İstanbul’daki CHP İl Başkanlığı'nın polis tarafından çevrilmesine yönelik muhalefet cephesinden gelen sert tepkilere, AK Parti’li isimlerden yanıt geldi. AK Parti eski milletvekili Metin Külünk, X hesabından yaptığı açıklamada, muhalefeti “Zelenski projesi” yürütmekle suçladı.
Külünk, "Zelenski'yi Silivri'den çıkarmak için Türkiye'de Turuncu Devrim mi?" diyerek başladığı açıklamasında, "Yurt dışından, geçmişte Turuncu Devrim için düğmeye basanlar, şimdi Türkiye’de bir Zelenski projesi yönetmek üzere sokakları hareketlendirmek için sosyal medyada açıkça çağrı yapmaya başladılar. Devletimizin gücü bu tip kalkışmaların üstesinden gelecek güce sahiptir" ifadelerine yer verdi.
“İç savaş senaryosu” uyarısı ve sağduyu çağrısı
Metin Külünk, vatandaşlara da çağrıda bulunarak, dikkatli ve soğukkanlı olunması gerektiğini vurguladı. Külünk, “Bir iç savaş senaryosuyla alana sürülmek istendiği bugünlerde sağduyulu ve dikkatli olmalı, güvenlik güçlerimizin sahadaki gücüne ve varlığına inanmalıyız. Bu süreci ancak birlik ruhuyla aşabiliriz” dedi.
Mücahit Birinci: “Zelenski projesi berhava edilmek üzere”
AK Parti’nin eski yöneticilerinden Mücahit Birinci de benzer açıklamalarda bulundu. Sosyal medya hesabından paylaşım yapan Birinci, “Zelenski projesinin berhava edilmesinin son noktasına birkaç gün kaldı. Türkiye, Zelenski projesinde sahne alan istihbarat aparatlarının tamamını teslim alacak” ifadelerini kullandı.
Birinci, CHP içindeki gelişmelere atıf yaparak, “Bir siyasi partinin iç seçim yollarını manipüle ederek önce partiyi, sonra ülkeyi ele geçirmeye çalıştılar. Olmadı... CHP'nin kendi eleği bu herifi eleyecek demiştim sürekli. Bunu izliyoruz” dedi.
Turuncu Devrim nedir?
“Zelenski projesi” benzetmesi yapılan "Turuncu Devrim", 2004 yılında Ukrayna’da yaşanan siyasi protesto dalgasına verilen isim. O dönemdeki cumhurbaşkanlığı seçiminde hile yapıldığı iddiasıyla başlayan protestolar, seçimlerin iptal edilmesine ve sonrasında Batı yanlısı Viktor Yuşçenko’nun iktidara gelmesine neden olmuştu.

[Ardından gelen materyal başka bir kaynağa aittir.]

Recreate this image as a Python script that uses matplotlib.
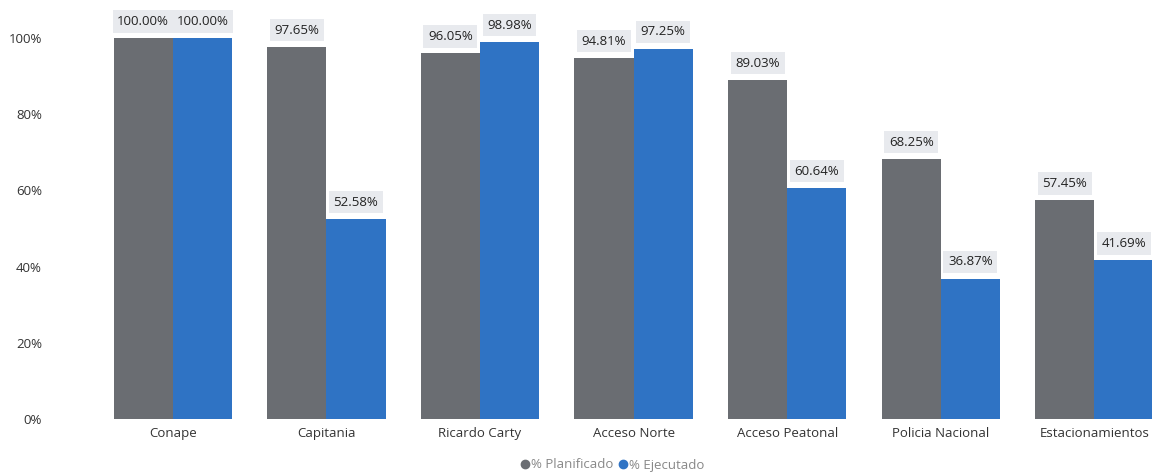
import numpy as np
import matplotlib
matplotlib.use("Agg")
import matplotlib.pyplot as plt
from matplotlib.lines import Line2D

# datos
categorias = ["Conape", "Capitania", "Ricardo Carty", "Acceso Norte",
              "Acceso Peatonal", "Policia Nacional", "Estacionamientos"]
planificado = [100.00, 97.65, 96.05, 94.81, 89.03, 68.25, 57.45]
ejecutado = [100.00, 52.58, 98.98, 97.25, 60.64, 36.87, 41.69]

plt.rcParams['font.family'] = ['Open Sans', 'DejaVu Sans']

gris = '#6a6d72'
azul = '#2f73c4'

fig = plt.figure(figsize=(11.52, 4.75), dpi=100)
# eje recortado a la derecha como en la imagen original
ax = fig.add_axes([96 / 1152, 56 / 475, 1056 / 1152, 419 / 475])

x = np.arange(len(categorias))
w = 0.385
b1 = ax.bar(x - w / 2, planificado, w, color=gris, label='% Planificado')
b2 = ax.bar(x + w / 2, ejecutado, w, color=azul, label='% Ejecutado')

# etiquetas de datos con fondo gris claro
for barras, vals in [(b1, planificado), (b2, ejecutado)]:
    for r, v in zip(barras, vals):
        ax.annotate(f"{v:.2f}%", (r.get_x() + r.get_width() / 2, v),
                    xytext=(0, 12), textcoords='offset points',
                    ha='center', va='center', fontsize=9.5, color='#222222',
                    bbox=dict(boxstyle='square,pad=0.35', fc='#e8eaee', ec='none'))

ax.set_xlim(-0.5, -0.5 + 1056 / 153.6)
ax.set_ylim(0, 110)
ax.set_yticks([0, 20, 40, 60, 80, 100])
ax.set_yticklabels([f"{t}%" for t in [0, 20, 40, 60, 80, 100]])
ax.set_xticks(x)
ax.set_xticklabels(categorias)
ax.tick_params(axis='both', length=0, labelsize=9.5, colors='#333333')
ax.tick_params(axis='y', pad=39)
ax.tick_params(axis='x', pad=6)
for s in ax.spines.values():
    s.set_visible(False)

h, l = ax.get_legend_handles_labels()
marcas = [Line2D([], [], marker='o', ls='', color=gris, markersize=6),
          Line2D([], [], marker='o', ls='', color=azul, markersize=6)]
fig.legend(marcas, l, loc='center', bbox_to_anchor=(612 / 1152, 1 - 465 / 475),
           ncol=2, frameon=False, fontsize=9.5, labelcolor='#888888',
           handletextpad=0.1, columnspacing=0.3, handlelength=0.8)

fig.savefig('out.png', dpi=100)
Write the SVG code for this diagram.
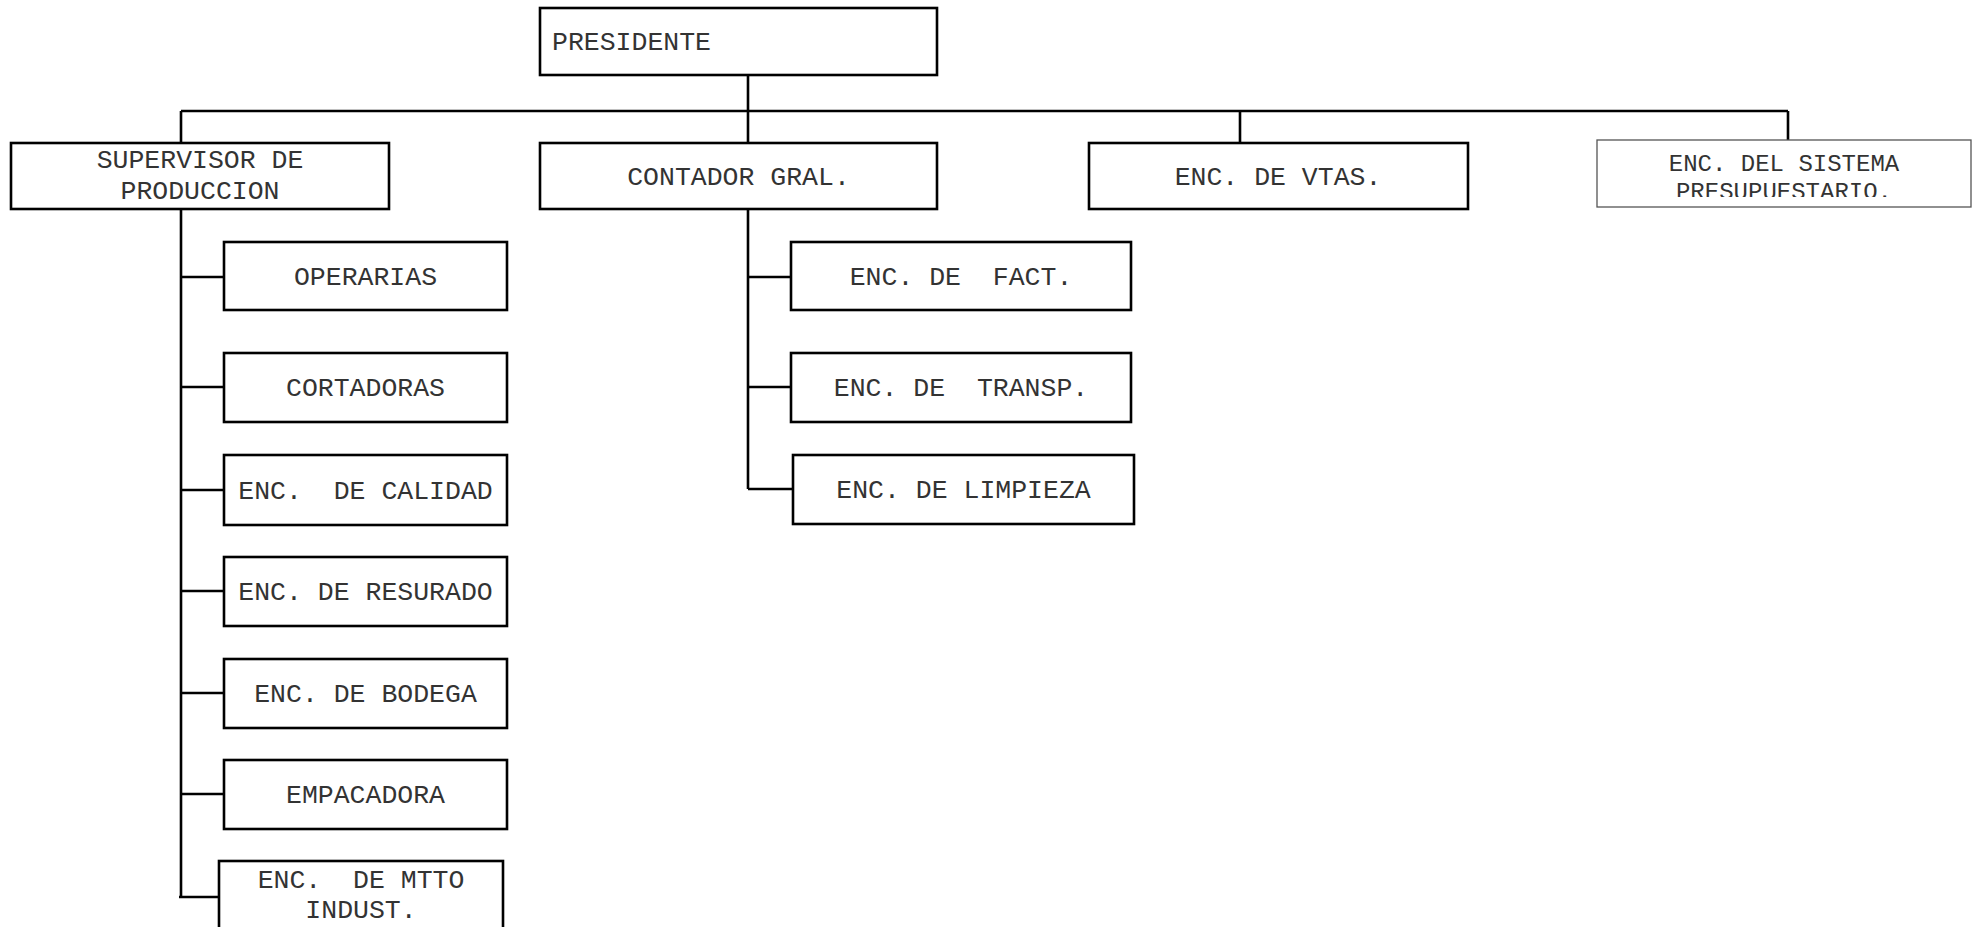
<svg xmlns="http://www.w3.org/2000/svg" width="1981" height="927" viewBox="0 0 1981 927">
<style>
.box{fill:#fff;stroke:#000;stroke-width:2.6}
.thin{fill:#fff;stroke:#555;stroke-width:1.3}
.c{fill:none;stroke:#000;stroke-width:2.6}
text{font-family:"Liberation Mono","Courier New",monospace;font-size:26.5px;fill:#333;white-space:pre}
.m{text-anchor:middle}
.s{font-size:24px}
</style>
<defs>
<clipPath id="clipSis"><rect x="1598" y="141" width="372" height="56"/></clipPath>
</defs>
<rect width="1981" height="927" fill="#fff"/>
<g id="connectors">
<path class="c" d="M748,75 V143 M181,111 H1788 M181,111 V143 M1240,111 V143 M1788,111 V140"/>
<path class="c" d="M181,209 V897 M181,277 H224 M181,387 H224 M181,490 H224 M181,591 H224 M181,693 H224 M181,794 H224 M179,897 H219"/>
<path class="c" d="M748,209 V489 M748,277 H791 M748,387 H791 M748,489 H793"/>
</g>
<g id="presidente"><rect class="box" x="540" y="8" width="397" height="67"/><text x="552" y="50">PRESIDENTE</text></g>
<g id="supervisor"><rect class="box" x="11" y="143" width="378" height="66"/><text class="m" x="200" y="168">SUPERVISOR DE</text><text class="m" x="200" y="199">PRODUCCION</text></g>
<g id="contador"><rect class="box" x="540" y="143" width="397" height="66"/><text class="m" x="738.5" y="185">CONTADOR GRAL.</text></g>
<g id="vtas"><rect class="box" x="1089" y="143" width="379" height="66"/><text class="m" x="1278" y="185">ENC. DE VTAS.</text></g>
<g id="sistema"><rect class="thin" x="1597" y="140" width="374" height="67"/><g clip-path="url(#clipSis)"><text class="m s" x="1784" y="171">ENC. DEL SISTEMA</text><text class="m s" x="1784" y="199">PRESUPUESTARIO.</text></g></g>
<g id="operarias"><rect class="box" x="224" y="242" width="283" height="68"/><text class="m" x="365.5" y="285">OPERARIAS</text></g>
<g id="cortadoras"><rect class="box" x="224" y="353" width="283" height="69"/><text class="m" x="365.5" y="396">CORTADORAS</text></g>
<g id="calidad"><rect class="box" x="224" y="455" width="283" height="70"/><text class="m" x="365.5" y="499">ENC.  DE CALIDAD</text></g>
<g id="resurado"><rect class="box" x="224" y="557" width="283" height="69"/><text class="m" x="365.5" y="600">ENC. DE RESURADO</text></g>
<g id="bodega"><rect class="box" x="224" y="659" width="283" height="69"/><text class="m" x="365.5" y="702">ENC. DE BODEGA</text></g>
<g id="empacadora"><rect class="box" x="224" y="760" width="283" height="69"/><text class="m" x="365.5" y="803">EMPACADORA</text></g>
<g id="mtto"><rect class="box" x="219" y="861" width="284" height="80"/><text class="m" x="361" y="888">ENC.  DE MTTO</text><text class="m" x="361" y="918">INDUST.</text></g>
<g id="fact"><rect class="box" x="791" y="242" width="340" height="68"/><text class="m" x="961" y="285">ENC. DE  FACT.</text></g>
<g id="transp"><rect class="box" x="791" y="353" width="340" height="69"/><text class="m" x="961" y="396">ENC. DE  TRANSP.</text></g>
<g id="limpieza"><rect class="box" x="793" y="455" width="341" height="69"/><text class="m" x="963.5" y="498">ENC. DE LIMPIEZA</text></g>
</svg>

Turuncu Devrim, “Renkli Devrimler” olarak bilinen ve 2000’li yılların başında eski Sovyet ülkeleri ile Balkanlar’da yaygınlaşan, Batı destekli olduğu öne sürülen halk hareketlerinin bir parçası olarak değerlendiriliyor. Bu süreçler genellikle seçimlere müdahale iddialarına karşı sivil itaatsizlik eylemleriyle şekillenmişti.